# PROVIDED DATA
###

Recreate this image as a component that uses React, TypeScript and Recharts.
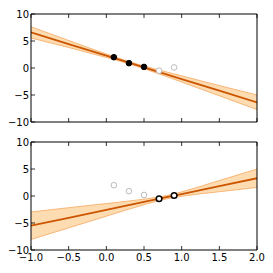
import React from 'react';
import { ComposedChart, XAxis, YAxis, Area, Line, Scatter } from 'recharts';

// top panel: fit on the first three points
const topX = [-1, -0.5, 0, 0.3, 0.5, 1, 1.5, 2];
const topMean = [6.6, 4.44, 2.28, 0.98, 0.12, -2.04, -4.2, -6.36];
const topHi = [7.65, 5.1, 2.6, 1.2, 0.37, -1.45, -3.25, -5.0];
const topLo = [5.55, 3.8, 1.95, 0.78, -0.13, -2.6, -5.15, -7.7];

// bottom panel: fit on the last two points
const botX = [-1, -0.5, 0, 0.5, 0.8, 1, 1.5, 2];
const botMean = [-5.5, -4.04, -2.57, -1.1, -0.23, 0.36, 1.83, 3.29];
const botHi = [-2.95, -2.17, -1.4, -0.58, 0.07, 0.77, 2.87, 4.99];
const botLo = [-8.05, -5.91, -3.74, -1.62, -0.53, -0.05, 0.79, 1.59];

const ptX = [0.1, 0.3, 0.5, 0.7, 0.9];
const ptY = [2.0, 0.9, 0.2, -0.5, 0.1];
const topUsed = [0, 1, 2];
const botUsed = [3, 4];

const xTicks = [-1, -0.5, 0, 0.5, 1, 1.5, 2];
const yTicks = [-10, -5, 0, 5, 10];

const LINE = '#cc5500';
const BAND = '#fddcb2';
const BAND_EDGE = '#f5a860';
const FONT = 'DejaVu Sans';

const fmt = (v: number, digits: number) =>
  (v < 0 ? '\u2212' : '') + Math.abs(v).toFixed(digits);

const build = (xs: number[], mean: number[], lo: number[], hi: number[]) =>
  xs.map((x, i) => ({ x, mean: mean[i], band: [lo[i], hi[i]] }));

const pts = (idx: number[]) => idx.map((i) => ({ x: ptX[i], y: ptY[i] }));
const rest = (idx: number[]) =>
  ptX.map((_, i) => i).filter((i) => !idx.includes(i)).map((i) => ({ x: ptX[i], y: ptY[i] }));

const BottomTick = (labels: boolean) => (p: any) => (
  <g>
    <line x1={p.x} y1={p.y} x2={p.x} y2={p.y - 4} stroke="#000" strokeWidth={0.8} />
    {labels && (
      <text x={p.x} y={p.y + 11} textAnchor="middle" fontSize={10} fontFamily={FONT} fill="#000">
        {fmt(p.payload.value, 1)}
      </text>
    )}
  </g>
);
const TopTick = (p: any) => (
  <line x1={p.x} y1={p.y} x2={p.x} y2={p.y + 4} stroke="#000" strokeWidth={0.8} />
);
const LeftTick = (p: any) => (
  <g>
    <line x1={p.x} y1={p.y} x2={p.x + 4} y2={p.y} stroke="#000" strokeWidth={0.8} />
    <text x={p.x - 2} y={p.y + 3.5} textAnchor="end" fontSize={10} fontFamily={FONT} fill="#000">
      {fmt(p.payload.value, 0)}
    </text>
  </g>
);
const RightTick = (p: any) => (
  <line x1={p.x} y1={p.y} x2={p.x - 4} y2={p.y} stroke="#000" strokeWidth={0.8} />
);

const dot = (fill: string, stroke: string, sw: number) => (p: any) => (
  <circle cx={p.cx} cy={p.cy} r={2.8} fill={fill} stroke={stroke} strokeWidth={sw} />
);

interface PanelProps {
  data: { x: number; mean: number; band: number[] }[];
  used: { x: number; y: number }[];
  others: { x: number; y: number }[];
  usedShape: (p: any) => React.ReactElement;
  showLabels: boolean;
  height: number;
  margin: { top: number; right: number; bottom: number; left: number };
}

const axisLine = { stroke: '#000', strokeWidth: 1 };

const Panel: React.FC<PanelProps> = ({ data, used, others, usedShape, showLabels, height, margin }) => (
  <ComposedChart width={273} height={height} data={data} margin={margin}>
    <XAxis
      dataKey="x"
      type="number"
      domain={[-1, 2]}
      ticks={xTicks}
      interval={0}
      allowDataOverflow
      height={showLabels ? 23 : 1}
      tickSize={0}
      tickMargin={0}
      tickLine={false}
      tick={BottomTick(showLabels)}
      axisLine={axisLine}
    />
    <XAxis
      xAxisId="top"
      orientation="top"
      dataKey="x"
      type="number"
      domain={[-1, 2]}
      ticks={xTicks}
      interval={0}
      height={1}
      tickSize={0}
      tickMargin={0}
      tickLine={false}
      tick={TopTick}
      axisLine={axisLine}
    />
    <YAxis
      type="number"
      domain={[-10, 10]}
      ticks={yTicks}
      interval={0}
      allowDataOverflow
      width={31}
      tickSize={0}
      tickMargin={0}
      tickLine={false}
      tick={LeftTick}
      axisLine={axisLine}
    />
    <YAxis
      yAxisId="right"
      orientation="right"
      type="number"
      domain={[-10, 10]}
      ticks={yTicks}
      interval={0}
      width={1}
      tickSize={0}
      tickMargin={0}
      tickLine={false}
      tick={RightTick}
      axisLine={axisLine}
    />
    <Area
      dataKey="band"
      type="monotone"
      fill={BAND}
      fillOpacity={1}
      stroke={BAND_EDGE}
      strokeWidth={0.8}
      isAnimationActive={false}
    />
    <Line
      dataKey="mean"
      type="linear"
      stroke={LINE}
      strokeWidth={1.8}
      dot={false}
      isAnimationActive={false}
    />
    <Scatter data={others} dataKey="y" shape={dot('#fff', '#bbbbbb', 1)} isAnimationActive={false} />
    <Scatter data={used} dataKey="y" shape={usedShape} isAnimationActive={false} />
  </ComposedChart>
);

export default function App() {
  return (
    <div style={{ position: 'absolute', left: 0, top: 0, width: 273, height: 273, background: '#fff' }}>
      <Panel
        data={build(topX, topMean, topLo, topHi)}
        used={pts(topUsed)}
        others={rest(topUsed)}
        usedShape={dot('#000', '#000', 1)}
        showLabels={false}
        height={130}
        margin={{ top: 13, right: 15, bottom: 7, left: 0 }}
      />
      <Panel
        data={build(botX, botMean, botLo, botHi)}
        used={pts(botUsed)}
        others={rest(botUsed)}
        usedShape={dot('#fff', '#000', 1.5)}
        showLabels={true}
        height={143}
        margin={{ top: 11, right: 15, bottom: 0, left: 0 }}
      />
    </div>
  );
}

###

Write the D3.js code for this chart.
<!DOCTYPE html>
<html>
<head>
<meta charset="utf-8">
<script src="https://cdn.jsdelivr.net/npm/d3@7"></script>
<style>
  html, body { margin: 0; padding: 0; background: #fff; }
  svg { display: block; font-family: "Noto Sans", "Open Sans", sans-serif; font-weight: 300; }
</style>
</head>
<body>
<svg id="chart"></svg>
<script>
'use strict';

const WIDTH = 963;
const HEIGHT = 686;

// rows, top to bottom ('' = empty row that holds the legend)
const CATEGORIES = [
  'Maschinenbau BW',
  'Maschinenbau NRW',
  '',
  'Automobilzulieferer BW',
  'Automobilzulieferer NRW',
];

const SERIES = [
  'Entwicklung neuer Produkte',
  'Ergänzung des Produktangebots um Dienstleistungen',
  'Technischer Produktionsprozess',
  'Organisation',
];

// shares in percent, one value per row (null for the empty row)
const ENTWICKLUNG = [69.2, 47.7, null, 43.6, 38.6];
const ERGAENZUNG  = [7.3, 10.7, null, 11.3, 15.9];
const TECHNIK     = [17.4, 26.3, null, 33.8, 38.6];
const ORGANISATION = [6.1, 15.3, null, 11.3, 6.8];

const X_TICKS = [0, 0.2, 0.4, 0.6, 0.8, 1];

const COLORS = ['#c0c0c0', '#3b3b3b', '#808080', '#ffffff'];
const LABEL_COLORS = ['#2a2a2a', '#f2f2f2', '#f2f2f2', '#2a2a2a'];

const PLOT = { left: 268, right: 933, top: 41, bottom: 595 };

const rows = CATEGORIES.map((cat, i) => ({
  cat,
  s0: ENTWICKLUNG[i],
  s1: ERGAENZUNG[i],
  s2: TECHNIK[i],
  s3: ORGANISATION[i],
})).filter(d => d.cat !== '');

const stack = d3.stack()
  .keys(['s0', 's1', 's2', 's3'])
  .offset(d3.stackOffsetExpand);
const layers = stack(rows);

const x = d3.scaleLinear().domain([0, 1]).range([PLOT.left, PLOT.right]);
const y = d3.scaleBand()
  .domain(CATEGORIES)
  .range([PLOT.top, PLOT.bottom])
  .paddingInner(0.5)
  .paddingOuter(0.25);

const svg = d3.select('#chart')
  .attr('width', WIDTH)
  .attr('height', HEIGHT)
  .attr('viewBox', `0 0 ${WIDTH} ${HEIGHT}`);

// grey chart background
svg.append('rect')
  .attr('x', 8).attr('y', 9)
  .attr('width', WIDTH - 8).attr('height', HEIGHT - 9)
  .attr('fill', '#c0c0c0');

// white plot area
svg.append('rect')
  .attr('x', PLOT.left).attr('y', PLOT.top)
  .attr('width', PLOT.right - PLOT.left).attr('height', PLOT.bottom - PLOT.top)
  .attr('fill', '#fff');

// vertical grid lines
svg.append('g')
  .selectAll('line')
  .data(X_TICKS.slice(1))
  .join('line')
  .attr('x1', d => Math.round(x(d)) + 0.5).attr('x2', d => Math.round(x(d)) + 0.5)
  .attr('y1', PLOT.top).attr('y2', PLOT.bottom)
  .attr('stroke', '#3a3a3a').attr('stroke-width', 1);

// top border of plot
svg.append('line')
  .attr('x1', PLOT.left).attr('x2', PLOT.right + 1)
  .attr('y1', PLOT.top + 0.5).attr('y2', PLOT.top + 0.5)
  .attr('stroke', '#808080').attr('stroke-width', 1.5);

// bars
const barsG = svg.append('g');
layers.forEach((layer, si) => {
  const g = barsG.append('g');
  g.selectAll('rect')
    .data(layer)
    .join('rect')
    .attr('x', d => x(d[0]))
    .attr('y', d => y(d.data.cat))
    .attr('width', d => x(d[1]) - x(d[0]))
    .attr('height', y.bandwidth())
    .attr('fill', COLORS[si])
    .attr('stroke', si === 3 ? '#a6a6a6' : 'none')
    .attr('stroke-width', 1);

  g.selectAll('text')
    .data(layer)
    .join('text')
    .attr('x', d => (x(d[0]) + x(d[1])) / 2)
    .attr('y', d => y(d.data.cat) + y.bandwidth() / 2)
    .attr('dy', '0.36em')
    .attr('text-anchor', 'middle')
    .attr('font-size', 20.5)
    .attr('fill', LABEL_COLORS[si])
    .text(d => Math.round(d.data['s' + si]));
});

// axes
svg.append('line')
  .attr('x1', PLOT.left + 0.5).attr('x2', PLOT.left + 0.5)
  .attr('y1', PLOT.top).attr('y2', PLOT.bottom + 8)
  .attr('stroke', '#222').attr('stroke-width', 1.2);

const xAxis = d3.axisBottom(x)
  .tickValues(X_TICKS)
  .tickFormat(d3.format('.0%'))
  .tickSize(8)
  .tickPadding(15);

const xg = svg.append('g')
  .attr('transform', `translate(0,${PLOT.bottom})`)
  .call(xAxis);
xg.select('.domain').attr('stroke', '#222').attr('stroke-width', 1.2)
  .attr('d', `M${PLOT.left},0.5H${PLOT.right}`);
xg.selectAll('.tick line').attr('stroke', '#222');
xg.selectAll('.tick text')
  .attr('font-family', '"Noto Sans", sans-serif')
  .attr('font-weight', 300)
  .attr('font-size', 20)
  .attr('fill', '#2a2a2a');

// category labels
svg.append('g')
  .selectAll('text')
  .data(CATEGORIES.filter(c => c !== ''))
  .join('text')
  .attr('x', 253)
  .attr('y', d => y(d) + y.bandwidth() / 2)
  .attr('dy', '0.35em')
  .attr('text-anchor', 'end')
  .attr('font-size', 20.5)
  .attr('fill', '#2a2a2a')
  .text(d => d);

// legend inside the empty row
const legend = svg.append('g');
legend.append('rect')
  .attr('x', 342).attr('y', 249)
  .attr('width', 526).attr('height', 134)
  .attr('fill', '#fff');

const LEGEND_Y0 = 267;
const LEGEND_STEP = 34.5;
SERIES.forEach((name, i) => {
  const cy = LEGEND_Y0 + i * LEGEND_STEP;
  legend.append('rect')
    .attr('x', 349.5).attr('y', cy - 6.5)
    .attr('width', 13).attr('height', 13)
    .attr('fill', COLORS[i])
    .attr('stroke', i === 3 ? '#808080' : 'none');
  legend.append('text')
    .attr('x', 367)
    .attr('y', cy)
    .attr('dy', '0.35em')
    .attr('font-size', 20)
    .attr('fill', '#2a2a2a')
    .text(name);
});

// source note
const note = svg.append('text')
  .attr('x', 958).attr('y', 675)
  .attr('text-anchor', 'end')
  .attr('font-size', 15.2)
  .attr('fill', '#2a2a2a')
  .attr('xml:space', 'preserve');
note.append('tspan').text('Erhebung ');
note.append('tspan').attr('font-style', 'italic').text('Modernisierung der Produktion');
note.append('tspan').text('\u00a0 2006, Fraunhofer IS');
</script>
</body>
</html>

###

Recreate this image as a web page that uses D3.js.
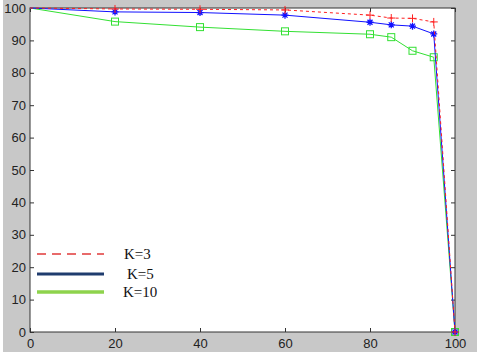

###

# TASK GOAL
Filter the listing for the word "this" and copy every line that holds it.

# SOLUTION BELOW
Recreate this image as a component that uses React, TypeScript and Recharts.
Write the D3.js code for this chart.
Recreate this image as a web page that uses D3.js.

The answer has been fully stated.